I’m so tired of writing about 2020. I don’t want to anymore. I have skipped writing the last two weeks, and I just realized I’m feeling burned out on this year. I’ve been reading, but not as many articles I can link you to in full text. I’ve been reading a lot of books that let me escape this current moment, and if you will join me, I’ll share them with you. I heard someone say “Done is better than perfect,” and that is what is getting me to the end of this Friday5 post.
- Mexican Gothic, Silvia Moreno-Garcia. Ahhh this book is wild. It reminds me of Turn of the Screw and The Yellow Wallpaper, but written with modern energy and a willingness to go darker than either of those tales did. I loved the main character, Noemi, as a horror heroine, who is willing to peer deeper into the darkness to save those she loves, to hold on tight and not let go. It’s also cool to read a (in my reading experience) traditionally white genre, the Gothic novel, with both a writer and protagonist of color at the helm. Moreno-Garcia hones right in on the eugenics and scientific racism of the 1950s, and connects the internal decay of the house with the host’s racism, misogyny and entitlement. It also reminds me of Bluebeard, and Tam Lin, and all the good stories about refusing to be the next in a long line of women consumed for immortality or men’s desire. Wow, it’s such a good book and I highly recommend it as a perfect ghost story for this October.
- The Adventure Zone: Petals to the Metal, Clint McElroy. This is a graphic novel, third in a series that novelizes the famously popular Adventure Zone D&D podcast, and in my opinion the best in the series so far. Here’s a quote from it that actually did make me tear up: “Do you know why our organization is called the Bureau of Balance, Merle? It’s because the world’s design, if such a thing exists, is one of masterful equilibrium. Fore every evil impulse drawn from a tempted heart, there is a heroic deed, spurred on by unimaginable bravery. From where we’re sitting, it’s hard to keep them both in our sights. But that balance is there, keeping the world stitched together. For every wrongdoing, there is a right. For each injustice, an act of kindness. For every wound, a remedy.”
- Solutions and Other Problems, Allie Brosh. Brosh’s long-awaited second collection of comics (her first, Hyperbole and a Half, is one of my favorite representations of the journey in and out of major depression). This one reveals more from her childhood and family life, and like any good graphic memoir, it’s hard to sum up. But it was worth the wait, and I recommend it to you.
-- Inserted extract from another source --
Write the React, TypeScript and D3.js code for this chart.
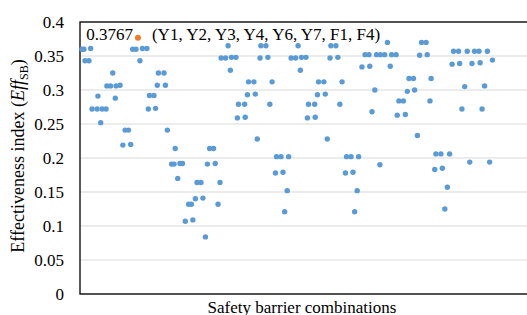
import React from 'react';
import * as d3 from 'd3';

// [combination position, effectiveness index]
const group1: [number, number][] = [
    [0.7, 0.36], [1.4, 0.36], [3.8, 0.361], [1.8, 0.343], [3.2, 0.343],
    [11.7, 0.325], [9.6, 0.306], [10.9, 0.306], [12.9, 0.306], [14.3, 0.307],
    [6.4, 0.291], [12.6, 0.288], [4.3, 0.272], [6.1, 0.272], [7.9, 0.272], [9.3, 0.272],
    [7.4, 0.252], [16.1, 0.241], [17.3, 0.241], [15.3, 0.219], [18.1, 0.22],
    [18.8, 0.36], [20.0, 0.36], [22.3, 0.361], [23.9, 0.361], [21.4, 0.343],
];

const group2: [number, number][] = [
    [28.0, 0.325], [30.0, 0.325], [27.6, 0.307], [30.5, 0.307],
    [24.8, 0.292], [26.4, 0.292], [24.4, 0.272], [27.0, 0.273],
    [31.2, 0.241], [34.0, 0.214], [32.7, 0.191], [33.6, 0.191], [35.7, 0.192], [36.6, 0.192],
    [34.9, 0.17], [41.8, 0.164], [43.2, 0.164], [50.0, 0.164],
    [41.2, 0.14], [43.9, 0.141], [38.8, 0.132], [39.8, 0.132], [49.3, 0.132],
    [37.6, 0.107], [40.3, 0.109], [44.8, 0.084],
    [46.3, 0.214], [47.7, 0.214], [45.5, 0.191], [48.3, 0.192],
];

const group3: [number, number][] = [
    [52.9, 0.365], [50.4, 0.347], [52.0, 0.347], [54.1, 0.348], [55.7, 0.348],
    [53.7, 0.329], [60.2, 0.312], [62.1, 0.312], [59.8, 0.293], [62.6, 0.294],
    [56.6, 0.279], [58.8, 0.279], [56.2, 0.259], [59.0, 0.26], [63.3, 0.228],
    [64.6, 0.365], [66.4, 0.365], [64.3, 0.347], [67.1, 0.348], [68.6, 0.312], [67.8, 0.279],
    [70.2, 0.202], [71.8, 0.202], [69.8, 0.178], [72.5, 0.179], [74.0, 0.152], [73.1, 0.121], [74.5, 0.202],
];

const group4: [number, number][] = [
    [77.9, 0.365], [75.4, 0.347], [77.0, 0.347], [79.1, 0.348], [80.7, 0.348],
    [78.7, 0.329], [85.2, 0.312], [87.1, 0.312], [84.8, 0.293], [87.6, 0.294],
    [81.6, 0.279], [83.8, 0.279], [81.2, 0.259], [84.0, 0.26], [88.3, 0.228],
    [89.6, 0.365], [91.4, 0.365], [89.3, 0.347], [92.1, 0.348], [93.6, 0.312], [92.8, 0.279],
    [95.2, 0.202], [96.8, 0.202], [94.8, 0.178], [97.5, 0.179], [99.0, 0.152], [98.1, 0.121], [99.5, 0.202],
];

const group5: [number, number][] = [
    [109.8, 0.37], [101.8, 0.352], [103.2, 0.352], [105.9, 0.352], [107.3, 0.352],
    [108.8, 0.352], [111.3, 0.352], [112.9, 0.352],
    [100.7, 0.334], [103.5, 0.335], [110.8, 0.335],
    [117.5, 0.317], [119.1, 0.317], [116.9, 0.298], [119.5, 0.3], [105.3, 0.3],
    [113.9, 0.284], [115.5, 0.284], [104.3, 0.268], [113.3, 0.263], [116.2, 0.264],
    [120.5, 0.233], [122.0, 0.37], [123.6, 0.37], [121.3, 0.351], [124.0, 0.352],
    [125.4, 0.317], [125.0, 0.284], [107.1, 0.19],
];

const group6: [number, number][] = [
    [127.1, 0.206], [128.9, 0.206], [132.0, 0.206], [126.7, 0.183], [129.4, 0.185],
    [131.2, 0.157], [130.3, 0.125],
    [133.4, 0.357], [135.2, 0.357], [138.3, 0.357], [140.9, 0.357], [142.5, 0.357], [145.5, 0.357],
    [132.9, 0.338], [135.6, 0.339], [140.0, 0.339], [142.9, 0.34], [147.3, 0.344],
    [137.4, 0.305], [144.5, 0.306], [136.4, 0.272], [143.6, 0.272],
    [139.2, 0.194], [146.3, 0.194],
];

const best = { pos: 20.7, value: 0.3767, label: '(Y1, Y2, Y3, Y4, Y6, Y7, F1, F4)' };

const yTicks = [0, 0.05, 0.1, 0.15, 0.2, 0.25, 0.3, 0.35, 0.4];

const W = 527;
const H = 315;
const margin = { left: 80, top: 22, right: 0, bottom: 21 };

const App: React.FC = () => {
    const x = d3.scaleLinear().domain([0, 160]).range([margin.left, 528]);
    const y = d3.scaleLinear().domain([0, 0.4]).range([H - margin.bottom, margin.top]);

    const points = [...group1, ...group2, ...group3, ...group4, ...group5, ...group6];
    const font = '"Liberation Serif", "Times New Roman", serif';

    return (
        <svg width={W} height={H} style={{ position: 'absolute', left: 0, top: 0, background: '#fff' }}>
            {/* gridlines */}
            {yTicks.map(t => (
                <line key={t} x1={margin.left} x2={W + 5} y1={y(t)} y2={y(t)} stroke="#d9d9d9" strokeWidth={1} />
            ))}
            {/* plot frame */}
            <rect x={margin.left} y={y(0.4)} width={W} height={y(0) - y(0.4)} fill="none" stroke="#000" strokeWidth={1.3} />

            {yTicks.map(t => (
                <text key={'l' + t} x={64} y={y(t)} dy="0.35em" textAnchor="end" fontFamily={font} fontSize={17} fill="#000">
                    {t === 0 ? '0' : String(t)}
                </text>
            ))}

            {points.map((d, i) => (
                <circle key={i} cx={x(d[0])} cy={y(d[1])} r={2.7} fill="#5b9bd5" />
            ))}
            <circle cx={x(best.pos)} cy={y(best.value)} r={3} fill="#ed7d31" />
            <text x={x(best.pos) - 5} y={y(best.value) + 2} textAnchor="end" fontFamily={font} fontSize={17}>
                {best.value.toFixed(4)}
            </text>
            <text x={x(best.pos) + 14} y={y(best.value) + 2} fontFamily={font} fontSize={17}>
                {best.label}
            </text>

            <text transform={`translate(24, ${(y(0) + y(0.4)) / 2 - 2}) rotate(-90)`} textAnchor="middle" fontFamily={font} fontSize={18}>
                Effectiveness index (<tspan fontStyle="italic">Eff</tspan>
                <tspan fontSize={12} dy={4}>SB</tspan>
                <tspan dy={-4}>)</tspan>
            </text>

            <text x={302} y={313} textAnchor="middle" fontFamily={font} fontSize={17}>
                Safety barrier combinations
            </text>
        </svg>
    );
};

export default App;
- Not Like the Movies, Kerry Winfrey. This is a sweet contemporary romance followup to Waiting for Tom Hanks, which was pretty cute! I actually think the second one is better — it follows Chloe, a girl taking care of her aging father and working at a coffee shop where she and her boss have become the inspiration for a major romantic comedy film. As many romance novels do, the story is as much about the main character’s internal growth as it is about falling in love. I really related to Chloe’s struggle; she is a “helper” to everyone around her, and even though she feels tremendously overwhelmed and alone, she’s afraid to ask for the help she gives out so generously. This book made me cry several times, and is definitely more melancholy than other romcoms, but with a satisfying end and some major chemistry between the leads.
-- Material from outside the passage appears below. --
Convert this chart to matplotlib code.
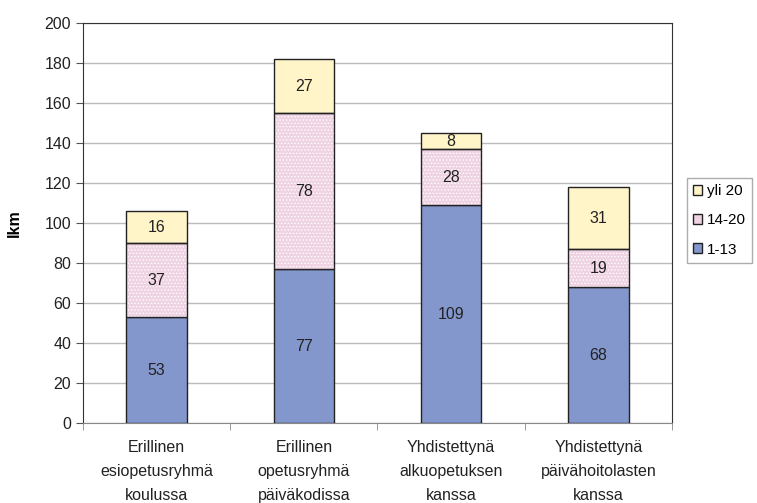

- Clockwork Boys, T. Kingfisher. If someone made a novelization of their D&D campaign, I imagine it would read like this book. It’s a duology, and I haven’t read the second book yet, but boy did I love the first. Total escapism into a world where four flawed protags face a doomed mission into enemy lands (in exchange for criminal pardons). We’ve got a fierce, tiny con artist, a wicked, abrasive assassin, and a paladin with a few demon-possession issues. Oh, and a scholar-guide, I’m not as attached to him yet. I like the world, and I’ve enjoyed everything I’ve read by T. Kingfisher. I have trouble describing fantasy novels, especially to folks who don’t read them, but this one is just pure fun.